▶ **Source excerpt**
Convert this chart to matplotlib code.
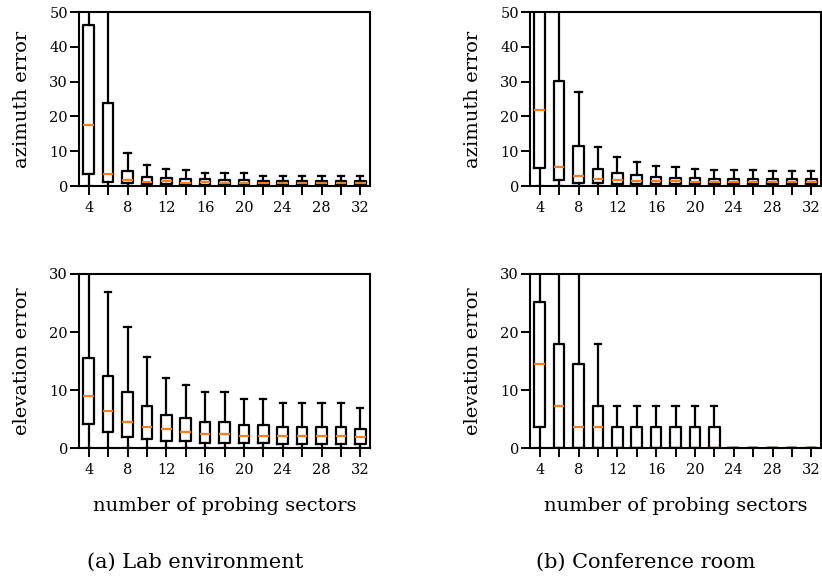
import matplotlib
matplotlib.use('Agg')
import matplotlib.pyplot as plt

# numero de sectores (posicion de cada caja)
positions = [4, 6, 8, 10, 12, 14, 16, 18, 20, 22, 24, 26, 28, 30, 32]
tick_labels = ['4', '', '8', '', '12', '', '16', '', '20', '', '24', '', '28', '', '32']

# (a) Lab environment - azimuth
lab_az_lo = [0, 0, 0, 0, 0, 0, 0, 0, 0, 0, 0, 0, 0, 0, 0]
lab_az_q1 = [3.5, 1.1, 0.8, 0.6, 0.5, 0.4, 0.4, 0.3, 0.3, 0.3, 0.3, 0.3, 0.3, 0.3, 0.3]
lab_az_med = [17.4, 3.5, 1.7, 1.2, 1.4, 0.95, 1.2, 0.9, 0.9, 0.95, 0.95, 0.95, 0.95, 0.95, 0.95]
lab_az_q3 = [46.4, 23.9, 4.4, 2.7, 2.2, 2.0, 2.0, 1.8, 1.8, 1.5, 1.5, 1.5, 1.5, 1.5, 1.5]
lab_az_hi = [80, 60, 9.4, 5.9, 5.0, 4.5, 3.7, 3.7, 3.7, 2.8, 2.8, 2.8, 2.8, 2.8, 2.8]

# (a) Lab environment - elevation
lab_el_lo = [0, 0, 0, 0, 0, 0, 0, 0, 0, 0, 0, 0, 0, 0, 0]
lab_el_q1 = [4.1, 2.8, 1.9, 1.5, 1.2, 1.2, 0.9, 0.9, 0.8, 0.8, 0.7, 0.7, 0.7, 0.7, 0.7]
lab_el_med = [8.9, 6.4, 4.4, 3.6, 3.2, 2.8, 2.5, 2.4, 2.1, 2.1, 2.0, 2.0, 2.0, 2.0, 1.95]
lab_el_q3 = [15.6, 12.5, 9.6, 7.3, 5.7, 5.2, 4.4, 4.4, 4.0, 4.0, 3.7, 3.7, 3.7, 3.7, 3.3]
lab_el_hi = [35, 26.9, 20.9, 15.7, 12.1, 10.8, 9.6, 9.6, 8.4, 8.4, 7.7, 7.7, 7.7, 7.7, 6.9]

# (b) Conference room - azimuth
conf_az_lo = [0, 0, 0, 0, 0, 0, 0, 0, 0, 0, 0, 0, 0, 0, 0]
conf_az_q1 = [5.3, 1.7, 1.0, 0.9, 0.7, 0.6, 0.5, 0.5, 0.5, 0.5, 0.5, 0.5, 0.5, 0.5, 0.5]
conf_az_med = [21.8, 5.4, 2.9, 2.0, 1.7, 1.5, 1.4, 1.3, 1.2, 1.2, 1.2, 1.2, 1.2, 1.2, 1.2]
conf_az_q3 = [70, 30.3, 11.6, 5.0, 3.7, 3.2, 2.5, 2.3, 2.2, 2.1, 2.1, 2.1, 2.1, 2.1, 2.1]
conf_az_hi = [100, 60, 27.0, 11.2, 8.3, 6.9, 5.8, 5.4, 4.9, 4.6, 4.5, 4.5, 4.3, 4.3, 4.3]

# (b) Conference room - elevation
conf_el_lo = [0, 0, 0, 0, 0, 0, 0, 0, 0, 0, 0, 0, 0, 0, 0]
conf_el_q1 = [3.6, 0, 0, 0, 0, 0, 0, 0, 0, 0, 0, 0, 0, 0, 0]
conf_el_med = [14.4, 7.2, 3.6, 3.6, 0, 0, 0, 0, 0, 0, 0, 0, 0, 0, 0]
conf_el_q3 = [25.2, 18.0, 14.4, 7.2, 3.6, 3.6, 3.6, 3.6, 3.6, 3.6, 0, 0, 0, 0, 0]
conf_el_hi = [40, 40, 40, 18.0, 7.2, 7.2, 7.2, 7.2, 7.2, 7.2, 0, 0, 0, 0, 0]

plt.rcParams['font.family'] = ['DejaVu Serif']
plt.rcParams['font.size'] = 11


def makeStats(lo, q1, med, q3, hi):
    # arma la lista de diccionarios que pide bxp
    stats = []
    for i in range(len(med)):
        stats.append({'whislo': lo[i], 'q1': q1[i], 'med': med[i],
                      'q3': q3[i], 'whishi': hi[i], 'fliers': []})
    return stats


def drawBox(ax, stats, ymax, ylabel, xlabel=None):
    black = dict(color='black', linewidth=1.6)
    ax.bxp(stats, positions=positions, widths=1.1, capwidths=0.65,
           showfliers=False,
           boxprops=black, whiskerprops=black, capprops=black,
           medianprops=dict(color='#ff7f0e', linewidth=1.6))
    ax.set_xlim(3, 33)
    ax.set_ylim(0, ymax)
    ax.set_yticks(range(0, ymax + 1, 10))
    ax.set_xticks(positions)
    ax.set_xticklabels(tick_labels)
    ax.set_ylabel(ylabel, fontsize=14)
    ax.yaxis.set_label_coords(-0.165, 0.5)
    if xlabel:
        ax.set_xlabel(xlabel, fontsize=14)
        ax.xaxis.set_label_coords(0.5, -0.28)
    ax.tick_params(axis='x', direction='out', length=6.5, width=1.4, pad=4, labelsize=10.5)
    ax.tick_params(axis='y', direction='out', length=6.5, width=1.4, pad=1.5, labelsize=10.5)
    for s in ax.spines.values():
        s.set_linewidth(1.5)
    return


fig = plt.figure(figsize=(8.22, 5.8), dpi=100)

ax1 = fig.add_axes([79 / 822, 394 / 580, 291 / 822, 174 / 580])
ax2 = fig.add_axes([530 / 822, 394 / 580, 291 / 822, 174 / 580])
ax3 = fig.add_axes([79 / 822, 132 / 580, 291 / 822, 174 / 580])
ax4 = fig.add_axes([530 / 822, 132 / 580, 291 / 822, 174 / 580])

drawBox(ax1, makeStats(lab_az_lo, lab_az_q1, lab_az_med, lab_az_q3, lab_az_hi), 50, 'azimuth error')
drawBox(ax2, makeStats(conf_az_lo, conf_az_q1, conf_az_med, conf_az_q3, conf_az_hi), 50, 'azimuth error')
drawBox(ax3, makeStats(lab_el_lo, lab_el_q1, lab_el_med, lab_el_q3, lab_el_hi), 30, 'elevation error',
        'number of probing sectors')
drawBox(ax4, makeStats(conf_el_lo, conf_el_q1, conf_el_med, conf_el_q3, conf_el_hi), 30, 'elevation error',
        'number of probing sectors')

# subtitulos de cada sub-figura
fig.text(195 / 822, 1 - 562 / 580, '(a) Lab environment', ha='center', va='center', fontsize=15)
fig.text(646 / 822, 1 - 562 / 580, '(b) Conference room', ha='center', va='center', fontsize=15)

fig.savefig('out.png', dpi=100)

▶ **What you need to do**
Output the lines above in full and exactly as given, omitting any pictures.

▶ **Finished answer**
Convert this chart to matplotlib code.
import matplotlib
matplotlib.use('Agg')
import matplotlib.pyplot as plt

# numero de sectores (posicion de cada caja)
positions = [4, 6, 8, 10, 12, 14, 16, 18, 20, 22, 24, 26, 28, 30, 32]
tick_labels = ['4', '', '8', '', '12', '', '16', '', '20', '', '24', '', '28', '', '32']

# (a) Lab environment - azimuth
lab_az_lo = [0, 0, 0, 0, 0, 0, 0, 0, 0, 0, 0, 0, 0, 0, 0]
lab_az_q1 = [3.5, 1.1, 0.8, 0.6, 0.5, 0.4, 0.4, 0.3, 0.3, 0.3, 0.3, 0.3, 0.3, 0.3, 0.3]
lab_az_med = [17.4, 3.5, 1.7, 1.2, 1.4, 0.95, 1.2, 0.9, 0.9, 0.95, 0.95, 0.95, 0.95, 0.95, 0.95]
lab_az_q3 = [46.4, 23.9, 4.4, 2.7, 2.2, 2.0, 2.0, 1.8, 1.8, 1.5, 1.5, 1.5, 1.5, 1.5, 1.5]
lab_az_hi = [80, 60, 9.4, 5.9, 5.0, 4.5, 3.7, 3.7, 3.7, 2.8, 2.8, 2.8, 2.8, 2.8, 2.8]

# (a) Lab environment - elevation
lab_el_lo = [0, 0, 0, 0, 0, 0, 0, 0, 0, 0, 0, 0, 0, 0, 0]
lab_el_q1 = [4.1, 2.8, 1.9, 1.5, 1.2, 1.2, 0.9, 0.9, 0.8, 0.8, 0.7, 0.7, 0.7, 0.7, 0.7]
lab_el_med = [8.9, 6.4, 4.4, 3.6, 3.2, 2.8, 2.5, 2.4, 2.1, 2.1, 2.0, 2.0, 2.0, 2.0, 1.95]
lab_el_q3 = [15.6, 12.5, 9.6, 7.3, 5.7, 5.2, 4.4, 4.4, 4.0, 4.0, 3.7, 3.7, 3.7, 3.7, 3.3]
lab_el_hi = [35, 26.9, 20.9, 15.7, 12.1, 10.8, 9.6, 9.6, 8.4, 8.4, 7.7, 7.7, 7.7, 7.7, 6.9]

# (b) Conference room - azimuth
conf_az_lo = [0, 0, 0, 0, 0, 0, 0, 0, 0, 0, 0, 0, 0, 0, 0]
conf_az_q1 = [5.3, 1.7, 1.0, 0.9, 0.7, 0.6, 0.5, 0.5, 0.5, 0.5, 0.5, 0.5, 0.5, 0.5, 0.5]
conf_az_med = [21.8, 5.4, 2.9, 2.0, 1.7, 1.5, 1.4, 1.3, 1.2, 1.2, 1.2, 1.2, 1.2, 1.2, 1.2]
conf_az_q3 = [70, 30.3, 11.6, 5.0, 3.7, 3.2, 2.5, 2.3, 2.2, 2.1, 2.1, 2.1, 2.1, 2.1, 2.1]
conf_az_hi = [100, 60, 27.0, 11.2, 8.3, 6.9, 5.8, 5.4, 4.9, 4.6, 4.5, 4.5, 4.3, 4.3, 4.3]

# (b) Conference room - elevation
conf_el_lo = [0, 0, 0, 0, 0, 0, 0, 0, 0, 0, 0, 0, 0, 0, 0]
conf_el_q1 = [3.6, 0, 0, 0, 0, 0, 0, 0, 0, 0, 0, 0, 0, 0, 0]
conf_el_med = [14.4, 7.2, 3.6, 3.6, 0, 0, 0, 0, 0, 0, 0, 0, 0, 0, 0]
conf_el_q3 = [25.2, 18.0, 14.4, 7.2, 3.6, 3.6, 3.6, 3.6, 3.6, 3.6, 0, 0, 0, 0, 0]
conf_el_hi = [40, 40, 40, 18.0, 7.2, 7.2, 7.2, 7.2, 7.2, 7.2, 0, 0, 0, 0, 0]

plt.rcParams['font.family'] = ['DejaVu Serif']
plt.rcParams['font.size'] = 11


def makeStats(lo, q1, med, q3, hi):
    # arma la lista de diccionarios que pide bxp
    stats = []
    for i in range(len(med)):
        stats.append({'whislo': lo[i], 'q1': q1[i], 'med': med[i],
                      'q3': q3[i], 'whishi': hi[i], 'fliers': []})
    return stats


def drawBox(ax, stats, ymax, ylabel, xlabel=None):
    black = dict(color='black', linewidth=1.6)
    ax.bxp(stats, positions=positions, widths=1.1, capwidths=0.65,
           showfliers=False,
           boxprops=black, whiskerprops=black, capprops=black,
           medianprops=dict(color='#ff7f0e', linewidth=1.6))
    ax.set_xlim(3, 33)
    ax.set_ylim(0, ymax)
    ax.set_yticks(range(0, ymax + 1, 10))
    ax.set_xticks(positions)
    ax.set_xticklabels(tick_labels)
    ax.set_ylabel(ylabel, fontsize=14)
    ax.yaxis.set_label_coords(-0.165, 0.5)
    if xlabel:
        ax.set_xlabel(xlabel, fontsize=14)
        ax.xaxis.set_label_coords(0.5, -0.28)
    ax.tick_params(axis='x', direction='out', length=6.5, width=1.4, pad=4, labelsize=10.5)
    ax.tick_params(axis='y', direction='out', length=6.5, width=1.4, pad=1.5, labelsize=10.5)
    for s in ax.spines.values():
        s.set_linewidth(1.5)
    return


fig = plt.figure(figsize=(8.22, 5.8), dpi=100)

ax1 = fig.add_axes([79 / 822, 394 / 580, 291 / 822, 174 / 580])
ax2 = fig.add_axes([530 / 822, 394 / 580, 291 / 822, 174 / 580])
ax3 = fig.add_axes([79 / 822, 132 / 580, 291 / 822, 174 / 580])
ax4 = fig.add_axes([530 / 822, 132 / 580, 291 / 822, 174 / 580])

drawBox(ax1, makeStats(lab_az_lo, lab_az_q1, lab_az_med, lab_az_q3, lab_az_hi), 50, 'azimuth error')
drawBox(ax2, makeStats(conf_az_lo, conf_az_q1, conf_az_med, conf_az_q3, conf_az_hi), 50, 'azimuth error')
drawBox(ax3, makeStats(lab_el_lo, lab_el_q1, lab_el_med, lab_el_q3, lab_el_hi), 30, 'elevation error',
        'number of probing sectors')
drawBox(ax4, makeStats(conf_el_lo, conf_el_q1, conf_el_med, conf_el_q3, conf_el_hi), 30, 'elevation error',
        'number of probing sectors')

# subtitulos de cada sub-figura
fig.text(195 / 822, 1 - 562 / 580, '(a) Lab environment', ha='center', va='center', fontsize=15)
fig.text(646 / 822, 1 - 562 / 580, '(b) Conference room', ha='center', va='center', fontsize=15)

fig.savefig('out.png', dpi=100)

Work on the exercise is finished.